GOAL: Skip the pictures, please, and write out exactly the lines from the opening of the data through the line containing "const surface=[jan,feb,mar,apr,may,jun,jul];".
[BEGIN]
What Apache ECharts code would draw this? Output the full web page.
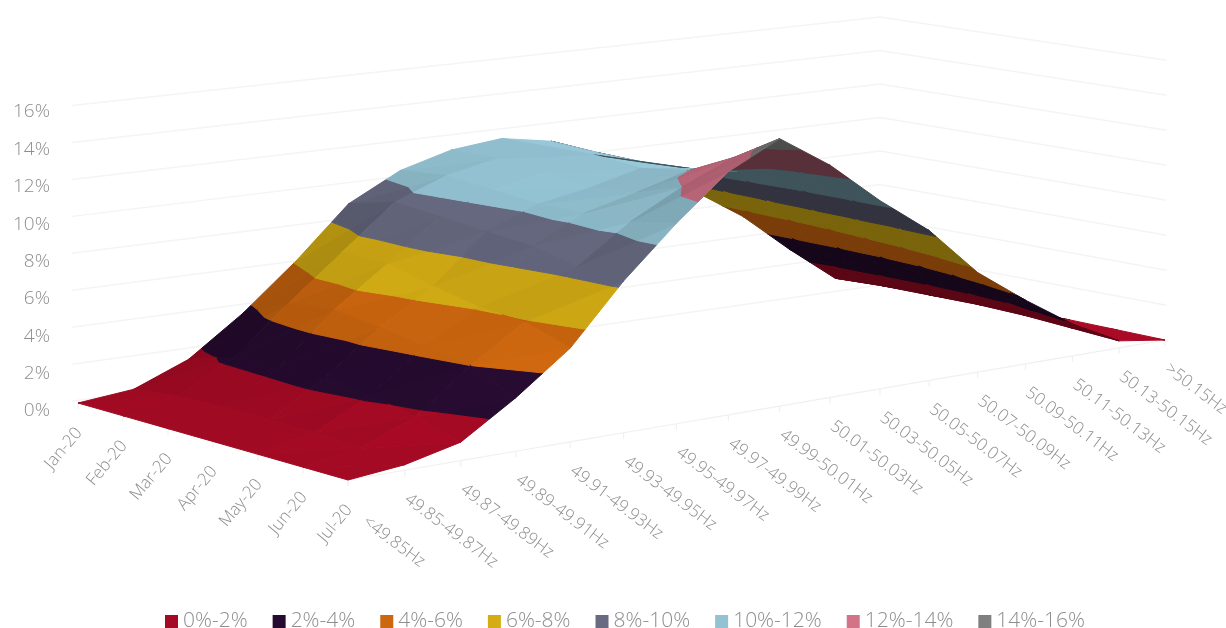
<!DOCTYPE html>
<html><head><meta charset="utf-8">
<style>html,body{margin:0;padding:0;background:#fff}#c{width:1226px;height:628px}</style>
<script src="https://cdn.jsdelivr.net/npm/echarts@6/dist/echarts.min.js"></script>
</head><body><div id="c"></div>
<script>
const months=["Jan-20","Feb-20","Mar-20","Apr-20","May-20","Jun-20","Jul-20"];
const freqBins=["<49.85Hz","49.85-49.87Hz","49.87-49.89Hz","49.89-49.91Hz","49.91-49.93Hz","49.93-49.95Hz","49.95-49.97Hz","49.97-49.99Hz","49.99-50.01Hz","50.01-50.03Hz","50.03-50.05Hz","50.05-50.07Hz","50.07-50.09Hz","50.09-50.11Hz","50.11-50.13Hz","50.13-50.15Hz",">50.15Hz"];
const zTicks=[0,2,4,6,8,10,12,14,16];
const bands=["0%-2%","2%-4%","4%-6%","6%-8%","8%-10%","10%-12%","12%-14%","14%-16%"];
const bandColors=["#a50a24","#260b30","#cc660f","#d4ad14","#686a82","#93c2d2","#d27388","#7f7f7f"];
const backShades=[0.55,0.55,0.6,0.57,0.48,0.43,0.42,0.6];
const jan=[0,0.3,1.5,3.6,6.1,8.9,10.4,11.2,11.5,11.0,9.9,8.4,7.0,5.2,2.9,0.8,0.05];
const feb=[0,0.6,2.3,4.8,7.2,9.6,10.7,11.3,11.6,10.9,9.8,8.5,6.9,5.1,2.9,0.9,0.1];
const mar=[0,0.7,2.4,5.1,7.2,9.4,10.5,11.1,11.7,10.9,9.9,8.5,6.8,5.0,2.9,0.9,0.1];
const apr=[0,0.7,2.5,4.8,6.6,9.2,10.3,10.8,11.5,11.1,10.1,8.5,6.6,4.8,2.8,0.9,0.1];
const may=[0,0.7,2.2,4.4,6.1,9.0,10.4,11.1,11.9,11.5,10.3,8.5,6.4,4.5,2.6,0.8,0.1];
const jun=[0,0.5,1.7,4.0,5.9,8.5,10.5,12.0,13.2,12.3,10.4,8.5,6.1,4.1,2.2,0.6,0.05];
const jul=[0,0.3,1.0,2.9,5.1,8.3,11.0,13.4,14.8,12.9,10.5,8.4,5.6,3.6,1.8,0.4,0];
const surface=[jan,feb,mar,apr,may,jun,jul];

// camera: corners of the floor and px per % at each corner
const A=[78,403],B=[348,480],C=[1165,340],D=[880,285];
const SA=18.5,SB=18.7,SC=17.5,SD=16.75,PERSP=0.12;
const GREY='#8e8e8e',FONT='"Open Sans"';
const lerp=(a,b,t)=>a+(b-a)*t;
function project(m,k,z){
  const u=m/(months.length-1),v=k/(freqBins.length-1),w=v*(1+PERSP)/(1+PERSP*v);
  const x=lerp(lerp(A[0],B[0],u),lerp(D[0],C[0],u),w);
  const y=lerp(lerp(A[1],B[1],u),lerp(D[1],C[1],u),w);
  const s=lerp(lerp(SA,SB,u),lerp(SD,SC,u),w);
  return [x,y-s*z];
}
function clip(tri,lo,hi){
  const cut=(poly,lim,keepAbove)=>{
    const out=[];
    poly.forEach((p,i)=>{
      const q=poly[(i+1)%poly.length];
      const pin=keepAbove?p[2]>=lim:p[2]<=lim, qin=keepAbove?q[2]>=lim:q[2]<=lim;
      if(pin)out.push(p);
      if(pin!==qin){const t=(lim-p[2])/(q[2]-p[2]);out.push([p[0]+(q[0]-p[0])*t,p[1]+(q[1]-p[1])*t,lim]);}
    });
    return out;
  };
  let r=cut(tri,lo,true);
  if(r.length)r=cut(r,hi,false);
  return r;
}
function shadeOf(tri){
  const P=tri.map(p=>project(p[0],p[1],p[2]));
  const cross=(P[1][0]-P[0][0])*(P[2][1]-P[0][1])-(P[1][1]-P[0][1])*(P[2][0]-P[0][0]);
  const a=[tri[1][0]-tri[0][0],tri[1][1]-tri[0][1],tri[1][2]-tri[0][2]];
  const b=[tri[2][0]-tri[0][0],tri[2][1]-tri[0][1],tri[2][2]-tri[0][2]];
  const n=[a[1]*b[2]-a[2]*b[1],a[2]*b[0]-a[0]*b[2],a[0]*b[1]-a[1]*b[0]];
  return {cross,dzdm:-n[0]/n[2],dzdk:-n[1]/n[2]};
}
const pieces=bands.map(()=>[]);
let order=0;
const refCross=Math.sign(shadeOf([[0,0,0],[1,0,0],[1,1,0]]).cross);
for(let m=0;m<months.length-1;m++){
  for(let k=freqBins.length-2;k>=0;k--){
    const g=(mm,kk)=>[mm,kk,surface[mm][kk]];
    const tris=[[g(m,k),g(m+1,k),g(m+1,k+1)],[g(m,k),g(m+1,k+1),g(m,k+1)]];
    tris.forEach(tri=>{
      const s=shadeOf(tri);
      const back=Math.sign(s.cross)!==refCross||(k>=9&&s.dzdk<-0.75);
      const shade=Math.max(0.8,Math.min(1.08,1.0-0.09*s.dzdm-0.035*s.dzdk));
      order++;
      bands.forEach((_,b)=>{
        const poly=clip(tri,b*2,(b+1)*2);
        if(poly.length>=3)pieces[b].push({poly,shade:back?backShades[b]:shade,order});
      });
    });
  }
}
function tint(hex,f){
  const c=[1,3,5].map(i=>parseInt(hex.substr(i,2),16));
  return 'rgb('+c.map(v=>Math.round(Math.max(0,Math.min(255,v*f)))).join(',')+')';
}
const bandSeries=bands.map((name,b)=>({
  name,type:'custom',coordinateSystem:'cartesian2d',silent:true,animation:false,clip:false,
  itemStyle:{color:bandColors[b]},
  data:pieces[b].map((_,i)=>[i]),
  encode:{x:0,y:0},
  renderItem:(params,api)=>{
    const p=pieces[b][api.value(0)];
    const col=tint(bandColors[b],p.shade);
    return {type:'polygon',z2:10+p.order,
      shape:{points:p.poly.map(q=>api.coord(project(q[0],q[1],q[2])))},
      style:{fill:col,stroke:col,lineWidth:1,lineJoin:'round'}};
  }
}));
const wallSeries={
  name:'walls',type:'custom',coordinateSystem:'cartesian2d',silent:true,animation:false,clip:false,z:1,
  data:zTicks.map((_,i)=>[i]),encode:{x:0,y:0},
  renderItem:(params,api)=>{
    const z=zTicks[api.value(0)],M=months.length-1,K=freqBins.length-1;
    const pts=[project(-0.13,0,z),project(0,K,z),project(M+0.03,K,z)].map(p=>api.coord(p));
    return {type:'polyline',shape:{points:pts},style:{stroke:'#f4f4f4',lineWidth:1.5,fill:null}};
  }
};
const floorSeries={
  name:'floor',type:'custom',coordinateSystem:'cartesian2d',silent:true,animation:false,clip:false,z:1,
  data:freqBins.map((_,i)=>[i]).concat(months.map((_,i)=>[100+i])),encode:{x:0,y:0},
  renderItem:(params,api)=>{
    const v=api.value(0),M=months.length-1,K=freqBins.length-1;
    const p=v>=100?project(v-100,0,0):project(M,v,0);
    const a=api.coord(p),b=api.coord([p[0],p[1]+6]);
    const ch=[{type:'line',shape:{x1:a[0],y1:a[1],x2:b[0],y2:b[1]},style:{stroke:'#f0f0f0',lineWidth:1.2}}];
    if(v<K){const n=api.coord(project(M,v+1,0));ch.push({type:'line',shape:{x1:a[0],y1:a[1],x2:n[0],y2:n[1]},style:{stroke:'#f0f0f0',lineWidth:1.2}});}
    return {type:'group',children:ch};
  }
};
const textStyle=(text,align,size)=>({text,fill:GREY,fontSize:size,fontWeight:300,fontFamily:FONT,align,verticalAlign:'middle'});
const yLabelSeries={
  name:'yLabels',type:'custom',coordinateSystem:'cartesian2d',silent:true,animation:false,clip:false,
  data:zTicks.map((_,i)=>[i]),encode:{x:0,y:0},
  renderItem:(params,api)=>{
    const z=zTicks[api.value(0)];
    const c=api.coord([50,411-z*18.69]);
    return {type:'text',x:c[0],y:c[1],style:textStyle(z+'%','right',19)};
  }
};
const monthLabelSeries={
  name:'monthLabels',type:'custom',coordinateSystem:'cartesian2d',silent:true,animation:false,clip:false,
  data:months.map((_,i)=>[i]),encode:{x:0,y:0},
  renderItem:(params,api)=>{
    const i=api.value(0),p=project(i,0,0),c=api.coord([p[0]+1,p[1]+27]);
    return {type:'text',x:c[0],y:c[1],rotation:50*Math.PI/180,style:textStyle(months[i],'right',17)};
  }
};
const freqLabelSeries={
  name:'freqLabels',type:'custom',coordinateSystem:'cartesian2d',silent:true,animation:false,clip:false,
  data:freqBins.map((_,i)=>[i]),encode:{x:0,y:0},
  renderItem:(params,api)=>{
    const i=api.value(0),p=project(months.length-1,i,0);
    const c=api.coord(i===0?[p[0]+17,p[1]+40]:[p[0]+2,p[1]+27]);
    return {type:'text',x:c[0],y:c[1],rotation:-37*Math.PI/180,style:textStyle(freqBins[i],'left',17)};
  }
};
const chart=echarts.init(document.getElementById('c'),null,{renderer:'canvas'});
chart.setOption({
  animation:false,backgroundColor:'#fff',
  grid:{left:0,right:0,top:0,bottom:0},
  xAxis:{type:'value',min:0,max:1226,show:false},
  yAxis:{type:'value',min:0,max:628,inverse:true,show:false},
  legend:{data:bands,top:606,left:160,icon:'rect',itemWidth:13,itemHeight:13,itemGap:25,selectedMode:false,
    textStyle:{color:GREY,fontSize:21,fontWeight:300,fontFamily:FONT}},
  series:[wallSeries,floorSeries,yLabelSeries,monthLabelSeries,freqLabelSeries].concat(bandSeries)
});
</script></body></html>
[END]
RIGHT ANSWER:
What Apache ECharts code would draw this? Output the full web page.
<!DOCTYPE html>
<html><head><meta charset="utf-8">
<style>html,body{margin:0;padding:0;background:#fff}#c{width:1226px;height:628px}</style>
<script src="https://cdn.jsdelivr.net/npm/echarts@6/dist/echarts.min.js"></script>
</head><body><div id="c"></div>
<script>
const months=["Jan-20","Feb-20","Mar-20","Apr-20","May-20","Jun-20","Jul-20"];
const freqBins=["<49.85Hz","49.85-49.87Hz","49.87-49.89Hz","49.89-49.91Hz","49.91-49.93Hz","49.93-49.95Hz","49.95-49.97Hz","49.97-49.99Hz","49.99-50.01Hz","50.01-50.03Hz","50.03-50.05Hz","50.05-50.07Hz","50.07-50.09Hz","50.09-50.11Hz","50.11-50.13Hz","50.13-50.15Hz",">50.15Hz"];
const zTicks=[0,2,4,6,8,10,12,14,16];
const bands=["0%-2%","2%-4%","4%-6%","6%-8%","8%-10%","10%-12%","12%-14%","14%-16%"];
const bandColors=["#a50a24","#260b30","#cc660f","#d4ad14","#686a82","#93c2d2","#d27388","#7f7f7f"];
const backShades=[0.55,0.55,0.6,0.57,0.48,0.43,0.42,0.6];
const jan=[0,0.3,1.5,3.6,6.1,8.9,10.4,11.2,11.5,11.0,9.9,8.4,7.0,5.2,2.9,0.8,0.05];
const feb=[0,0.6,2.3,4.8,7.2,9.6,10.7,11.3,11.6,10.9,9.8,8.5,6.9,5.1,2.9,0.9,0.1];
const mar=[0,0.7,2.4,5.1,7.2,9.4,10.5,11.1,11.7,10.9,9.9,8.5,6.8,5.0,2.9,0.9,0.1];
const apr=[0,0.7,2.5,4.8,6.6,9.2,10.3,10.8,11.5,11.1,10.1,8.5,6.6,4.8,2.8,0.9,0.1];
const may=[0,0.7,2.2,4.4,6.1,9.0,10.4,11.1,11.9,11.5,10.3,8.5,6.4,4.5,2.6,0.8,0.1];
const jun=[0,0.5,1.7,4.0,5.9,8.5,10.5,12.0,13.2,12.3,10.4,8.5,6.1,4.1,2.2,0.6,0.05];
const jul=[0,0.3,1.0,2.9,5.1,8.3,11.0,13.4,14.8,12.9,10.5,8.4,5.6,3.6,1.8,0.4,0];
const surface=[jan,feb,mar,apr,may,jun,jul];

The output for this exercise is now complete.